The fact that writer Jesse Alexander has worked on Heroes may be a clue to why this particular project was axed. That show’s been seeing a steady decline in viewers, so it would make sense for NBC to consider Alexander’s project a bigger risk than the average new series.
It was the same with LOST, for many years they fiercely denied there was any scifi connection. When the audience was firmly established, they finally began to get into the meat of the story, the whys, and scifi elements like time travel turned out be a part of that. So why did they deny it for so long? There seems to be a huge stigma against the word, and network executives are afraid, at least in the early life of a show, to have the word mentioned in connection with their new show. I personally enjoy the genre, many scifi-tinged shows have more character depth than the silly prime-time soaps.
Fringe is showing a double digit drop in ratings because it was moved to Thursday against two incredibly popular shows. There is only a finite TV audience and they watch a lot of the same shows, so you move Fringe against a more popular show, guess which one they are going to pick?
Sloppy, sloppy logic to think genre is hte reason a show dropped in ratings.
The problem isn’t with the concept of scifi itself; the problem is networks sticking with lousy shows like “Dollhouse”. We all know TV execs aren’t the brightest bulbs around, so they see one show do poorly and assume the whole genre will.
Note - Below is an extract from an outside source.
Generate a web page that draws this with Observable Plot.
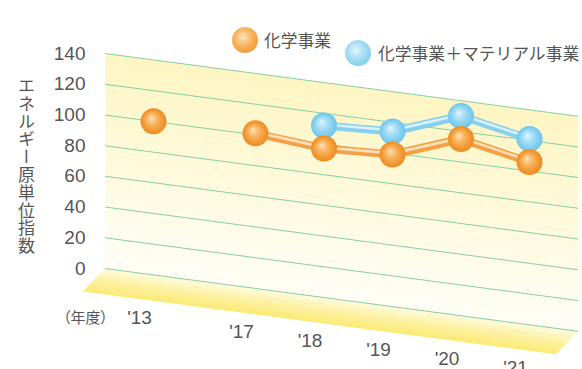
<!DOCTYPE html>
<html>
<head>
<meta charset="utf-8">
<script src="https://cdn.jsdelivr.net/npm/d3@7"></script>
<script src="https://cdn.jsdelivr.net/npm/@observablehq/plot@0.6"></script>
<style>
  body { margin: 0; background: #fff; }
  #wrap { position: relative; width: 582px; height: 369px; overflow: hidden;
          font-family: "Noto Sans CJK JP", "Noto Sans", sans-serif; color: #555; }
  #chart { position: absolute; left: 0; top: 0; }
  .ball { position: absolute; width: 26px; height: 26px; border-radius: 50%; }
  .ball.orange { background: radial-gradient(circle at 42% 40%, #fde4c0 0%, #f8b968 35%, #f39b36 72%, #ee8a20 100%); }
  .ball.blue { background: radial-gradient(circle at 42% 40%, #e2f5fd 0%, #ace0f6 35%, #84cff0 72%, #6cc5ee 100%); }
  .legtext { position: absolute; font-size: 16.8px; line-height: 1; white-space: nowrap; color: #555; }
  #ytitle { position: absolute; left: 18px; top: 77px; writing-mode: vertical-rl; font-size: 17px;
            line-height: 1; letter-spacing: 0.8px; color: #555; white-space: nowrap; }
  #unit { position: absolute; left: 63px; top: 309px; font-size: 15px; line-height: 1;
          font-feature-settings: "palt"; color: #555; white-space: nowrap; }
</style>
</head>
<body>
<div id="wrap">
  <div id="chart"></div>
  <div class="ball orange" style="left:232px;top:27px"></div>
  <div class="legtext" id="leg0" style="left:264px;top:32px"></div>
  <div class="ball blue" style="left:345px;top:40px"></div>
  <div class="legtext" id="leg1" style="left:378px;top:45px"></div>
  <div id="ytitle"></div>
  <div id="unit"></div>
</div>
<script>
// ---- data ----
const years = [2013, 2017, 2018, 2019, 2020, 2021];
const yearLabels = ["'13", "'17", "'18", "'19", "'20", "'21"];
const chemical = [100, 101, 97, 99, 115, 106];            // 化学事業
const blendYears = [2018, 2019, 2020, 2021];
const chemMaterial = [112, 114, 130, 121];                // 化学事業＋マテリアル事業
const yTicks = [0, 20, 40, 60, 80, 100, 120, 140];
const seriesNames = ["化学事業", "化学事業＋マテリアル事業"];
const yTitle = "エネルギー原単位指数";
const unitLabel = "（年度）";

document.getElementById("leg0").textContent = seriesNames[0];
document.getElementById("leg1").textContent = seriesNames[1];
document.getElementById("ytitle").textContent = yTitle;
document.getElementById("unit").textContent = unitLabel;

const chemData = years.map((year, i) => ({year, value: chemical[i]}));
const matData = blendYears.map((year, i) => ({year, value: chemMaterial[i]}));
const labelData = years.map((year, i) => ({year, label: yearLabels[i]}));

const K = 0.1325;          // slant of the back wall
const ML = 105, MR = 4, MT = 53, MB = 101, W = 582, H = 369;

const chart = Plot.plot({
  width: W, height: H,
  marginLeft: ML, marginRight: MR, marginTop: MT, marginBottom: MB,
  style: {background: "transparent", fontFamily: "'Liberation Sans', Arial, sans-serif", color: "#555", overflow: "visible"},
  x: {type: "linear", domain: [2013, 2017, 2021], range: [153, 255, 529], axis: null},
  y: {domain: [0, 140], axis: null},
  marks: [
    Plot.frame({fill: "#fdf8d4", stroke: "none"}),
    Plot.ruleY(yTicks, {stroke: "#86cfa4", strokeWidth: 1}),
    Plot.text(yTicks, {y: d => d, text: d => String(d), frameAnchor: "left", dx: -20, textAnchor: "end", lineAnchor: "middle", fontSize: 19, fill: "#555"}),
    Plot.text(labelData, {x: "year", text: "label", frameAnchor: "bottom", lineAnchor: "middle", dy: 45, dx: -14, fontSize: 19, fill: "#555"}),
    Plot.line(matData, {x: "year", y: "value", stroke: "#86cff0", strokeWidth: 8, strokeLinecap: "round", strokeLinejoin: "round"}),
    Plot.line(matData, {x: "year", y: "value", stroke: "#d8f2fc", strokeWidth: 2.6, dy: -1.2, strokeLinecap: "round", strokeLinejoin: "round"}),
    Plot.dot(matData, {x: "year", y: "value", r: 13, fill: "#84cff0"}),
    Plot.line(chemData, {filter: d => d.year >= 2017, x: "year", y: "value", stroke: "#f4a044", strokeWidth: 8, strokeLinecap: "round", strokeLinejoin: "round"}),
    Plot.line(chemData, {filter: d => d.year >= 2017, x: "year", y: "value", stroke: "#fde0b8", strokeWidth: 2.6, dy: -1.2, strokeLinecap: "round", strokeLinejoin: "round"}),
    Plot.dot(chemData, {x: "year", y: "value", r: 13, fill: "#f39b36"})
  ]
});
document.getElementById("chart").appendChild(chart);

// ---- gradients ----
const svg = d3.select(chart);
const markEls = Array.from(chart.children).filter(el => !["style", "defs", "title", "desc"].includes(el.tagName.toLowerCase()));
const defs = svg.insert("defs", ":first-child");
function radial(id, stops) {
  const g = defs.append("radialGradient").attr("id", id).attr("cx", "50%").attr("cy", "50%").attr("r", "50%").attr("fx", "40%").attr("fy", "36%");
  stops.forEach(([o, c]) => g.append("stop").attr("offset", o).attr("stop-color", c));
}
function linear(id, stops) {
  const g = defs.append("linearGradient").attr("id", id).attr("x1", 0).attr("y1", 0).attr("x2", 0).attr("y2", 1);
  stops.forEach(([o, c]) => g.append("stop").attr("offset", o).attr("stop-color", c));
}
radial("ballOrange", [[0, "#fde4c0"], [0.35, "#f8ba6a"], [0.72, "#f39c38"], [1, "#ee8a20"]]);
radial("ballBlue", [[0, "#e4f6fd"], [0.35, "#ade1f6"], [0.72, "#86d0f0"], [1, "#6cc5ee"]]);
linear("wallGrad", [[0, "#fdf5c2"], [1, "#fffef6"]]);
linear("floorGrad", [[0, "#fffbe2"], [0.45, "#fdf2a8"], [1, "#fbea74"]]);

const [gWall, gGrid, gYTicks, gYears, gBlueLine, gBlueHi, gBlueDots, gOrLine, gOrHi, gOrDots] = markEls;

function setFill(el, f) {
  el.setAttribute("fill", f);
  el.querySelectorAll("rect,circle,path").forEach(c => c.setAttribute("fill", f));
}
setFill(gWall, "url(#wallGrad)");
setFill(gBlueDots, "url(#ballBlue)");
setFill(gOrDots, "url(#ballOrange)");

// floor below the zero line
const y0 = chart.scale("y").apply(0);
const depthX = -22, depthY = 26.5;
const xL = ML, xR = W - MR;
const floor = document.createElementNS("http://www.w3.org/2000/svg", "g");
const poly = document.createElementNS("http://www.w3.org/2000/svg", "path");
poly.setAttribute("d", `M${xL},${y0}L${xR},${y0}L${xR + depthX},${y0 + depthY}L${xL + depthX},${y0 + depthY}Z`);
poly.setAttribute("fill", "url(#floorGrad)");
floor.appendChild(poly);
gWall.after(floor);

// slant whole groups
const slant = `matrix(1,${K},0,1,0,${-K * ML}) `;
[gWall, floor, gGrid, gBlueLine, gBlueHi, gOrLine, gOrHi].forEach(g => {
  g.setAttribute("transform", slant + (g.getAttribute("transform") || ""));
});
// slant positions only (keep shapes upright)
const svgLeft = chart.getBoundingClientRect().left;
[gYears, gBlueDots, gOrDots].forEach(g => {
  Array.from(g.children).forEach(el => {
    const b = el.getBoundingClientRect();
    const cx = b.left + b.width / 2 - svgLeft;
    const off = K * (cx - ML);
    el.setAttribute("transform", `translate(0,${off}) ` + (el.getAttribute("transform") || ""));
  });
});
</script>
</body>
</html>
Other part of the problem is they don’t stick with quality series with promise and let them develop (how long did it take Seinfeld to generate great ratings?)
NETWORKS DO NOT REALIZE THAT SCI FI TAKES A WHILE TO GET AN AUDANCE. NBC CANCELLED STAR TREK AND THEN IT WENT ON TO BE MULTI BILLION DOLLAR FANCHIES!
One word: MOONLIGHT.
The networks don’t know how to handle sci-fi shows, at least NBC tries…
I agree with bhm1304, I’ve all but replaced my regular shows with cable ones.
They are “afraid” of sci-fi? And vampire shows are so popular because, what? Vampire are real???